Last few weeks have been truly remarkable in terms of the development of open data in Finland.
In midst of the on-going discussion in the UK on the necessity and feasibility of Public Data Corporation (or Public Data Group, as it is apparently called nowadays) and potential setbacks that might cause for open data, Finland has taken bold steps towards opening up their data sets.
As noted in our previous post, the National Land Survey of Finland had decided to open up significant amounts of mapping data, a move that would be arguably one of the most progressive open data initiatives in Europe. Ministry of Finance had, however, initially decided to block the move. It alarmingly looked like Scrooge had come up victorious and Tiny Tims of Finland would be left without their Christmas data.
After an aggressive campaign by both open data activists and later the Finnish media, the Finnish government eventually decided to overrule the ministry’s decision and release the data as the Land Survey had originally suggested. The Minister for Agriculture, Mr Jari Koskinen, even stated that “it would be irresponsible not to exploit this opportunity for growth”. Data sets will thus be opened up in May 2012 for a free re-use for all public.
There is a reason to celebrate, but this is only the beginning.
In a wider scale, what we don’t yet really know is how open data is being used. In case of the UK transparency agenda the number of spending data users is lower than expected, and it is often quoted that there needs to be more context in data in order to facilitate better use of data.
Mapping data has exactly that context; it is relevant for citizens’ everyday lives and people can quite easily understand it. Therefore it is crucial that developers really seize the opportunity when the data finally is opened up next year: data has value only in its use.

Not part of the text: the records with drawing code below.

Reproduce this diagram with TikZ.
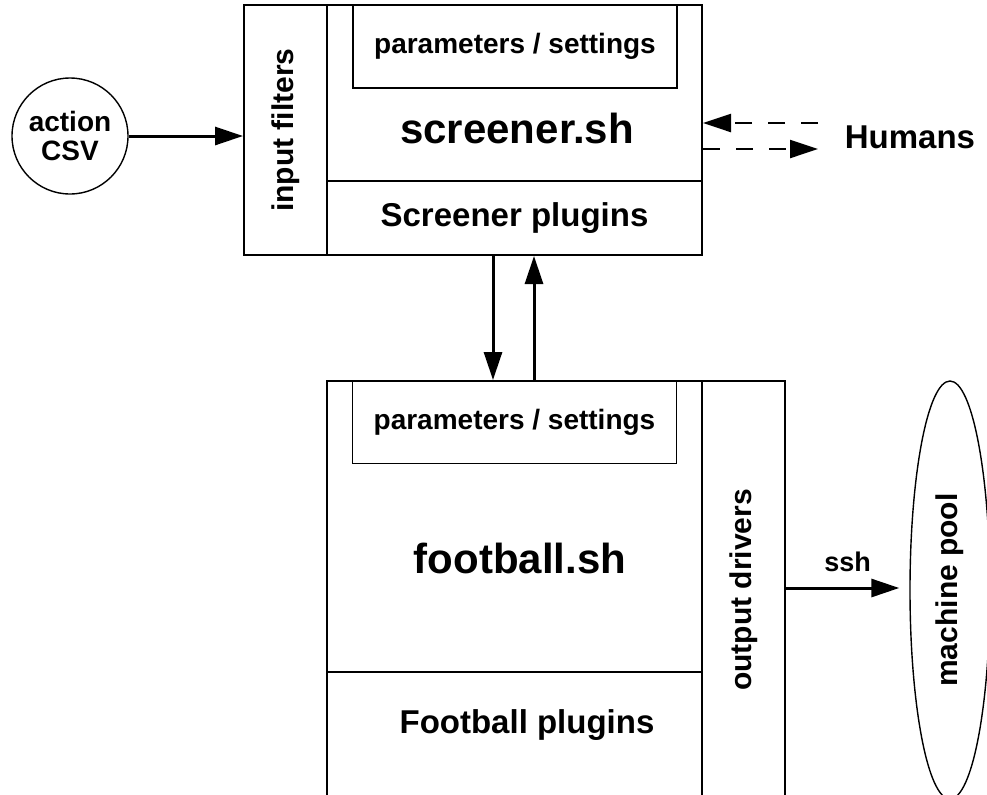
\documentclass[tikz,border=0pt]{standalone}
\usepackage{fontspec}
\setmainfont{Liberation Sans}
\usetikzlibrary{arrows.meta,shapes.geometric}

\tikzset{
  region/.style={draw,line width=1pt,inner sep=0pt},
  parambox/.style={draw,line width=0.7pt,inner sep=0pt,
    minimum width=162pt,minimum height=41.5pt,
    font=\bfseries\fontsize{14}{16}\selectfont},
  vlabel/.style={rotate=90,font=\bfseries\fontsize{15}{17}\selectfont},
  biglabel/.style={font=\bfseries\fontsize{21}{24}\selectfont},
  midlabel/.style={font=\bfseries\fontsize{16.5}{19}\selectfont},
  arr/.style={line width=1.5pt,-{Triangle[length=14pt,width=9pt]}},
  darr/.style={line width=1.2pt,dash pattern=on 8.5pt off 8pt,
    -{Triangle[length=14pt,width=9pt]}}
}

\begin{document}
\begin{tikzpicture}[x=0.5pt,y=-0.5pt,line cap=butt,line join=miter]

  \clip (0,0) rectangle (987,794);

  %-------------------------
  % screener.sh
  %-------------------------
  \node[region,minimum width=41.5pt,minimum height=125pt] (infilt) at (285.5,130) {};
  \node[vlabel] at (infilt) {input filters};

  \node[region,minimum width=187.5pt,minimum height=88pt] (scrmain) at (514.5,93) {};
  \node[region,minimum width=187.5pt,minimum height=37pt,midlabel] (scrplug) at (514.5,218) {Screener plugins};
  \node[parambox] (scrpar) at (515,46.5) {parameters / settings};
  \node[biglabel] (scrname) at (517,128) {screener.sh};

  %-------------------------
  % action CSV
  %-------------------------
  \node[draw,circle,line width=0.7pt,minimum size=58pt,inner sep=0pt,align=center,
        font=\bfseries\fontsize{14}{14.5}\selectfont] (csv) at (70,136) {action\\CSV};
  \draw[arr] (csv.east) -- (csv.east -| infilt.west);

  %-------------------------
  % Humans
  %-------------------------
  \node[midlabel] (humans) at (910,137) {Humans};
  \coordinate (hin)  at (818,123);
  \coordinate (hout) at (818,149);
  \draw[darr] (hin) -- (hin -| scrmain.east);
  \draw[darr] (hout -| scrmain.east) -- (hout);

  %-------------------------
  % football.sh
  %-------------------------
  \node[region,minimum width=187.5pt,minimum height=145.5pt] (fbmain) at (514.5,526.5) {};
  \node[region,minimum width=187.5pt,minimum height=89pt] (fbplug) at (514.5,761) {};
  \node[region,minimum width=41.5pt,minimum height=234.5pt] (outdrv) at (743.5,615.5) {};
  \node[parambox] (fbpar) at (514.5,422) {parameters / settings};
  \node[biglabel] (fbname) at (520,558) {football.sh};
  \node[midlabel] (fbpluglabel) at (527,725) {Football plugins};
  \node[vlabel] (outlabel) at (743.5,590) {output drivers};

  % screener <-> football
  \draw[arr] ([xshift=-10.75pt]scrplug.south) -- ([xshift=-10.75pt]fbmain.north);
  \draw[arr] ([xshift=9.75pt]fbmain.north) -- ([xshift=9.75pt]scrplug.south);

  %-------------------------
  % machine pool
  %-------------------------
  \node[draw,ellipse,line width=0.7pt,minimum width=40pt,minimum height=209pt,inner sep=0pt] (pool) at (950,590) {};
  \node[vlabel] at (pool) {machine pool};

  \draw[arr,shorten >=5pt] (outdrv.east |- 0,588) -- (pool.west |- 0,588)
    node[midway,above=4pt,font=\bfseries\fontsize{13.5}{15}\selectfont] {ssh};

\end{tikzpicture}
\end{document}
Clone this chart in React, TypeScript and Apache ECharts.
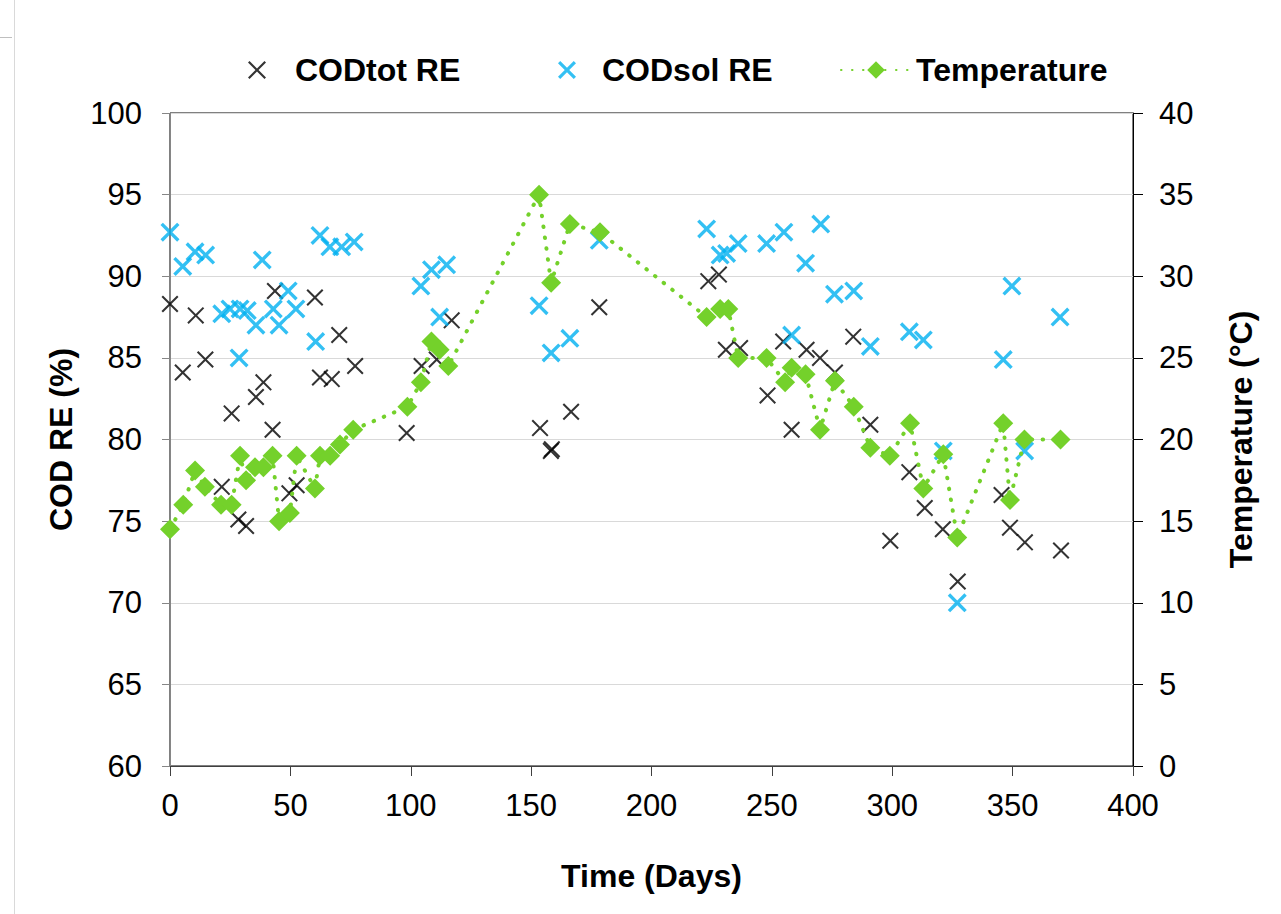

It is not only developers who should step up and recognise their responsibility in further developing open data ecosystem. The rest of us need to find new ways of measuring the multiple positive impacts of open data on society, if we are to continue evangelising in a credible manner. Economic impacts are widely recognised but much more important is the impact on democracy. How to measure that impact remains relatively unclear.
Moreover, potential data users need to be nudged into fully capitalising their potential of using data for common good. The reality is that the number of data users is still quite low and they tend to use data mostly for personal reasons: they have to have some personal gain from the use. More altruistic motivations need to be supported.
In order to achieve the expected benefits, some concrete ways of facilitating the use needs to be developed. One potential way to further facilitate open data in Finland might be to start up a comprehensive data catalogue and encourage data providers both from public and private sector to adapt it. Another one might be to provide more education on data and programming skills. Public sector organisations have vast amounts of relevant data and might be willing to open them up, but don’t yet necessarily know how to do it. Likewise, many citizens would be interested in using data, but don’t have sufficient data wrangling skills.
The Ghost of Open Data is a powerful force, but alas, we can’t rely on that for too long. The on-going momentum needs to be capitalised and that means more work and probably more lobbying of public officials and politicians. Most of all, it needs a) someone to download new and shiny data sets and create wonderful services that benefit the whole society and b) someone to tell the rest of us why this is necessary for the society and our democracy.
Not necessarily the smallest of tasks.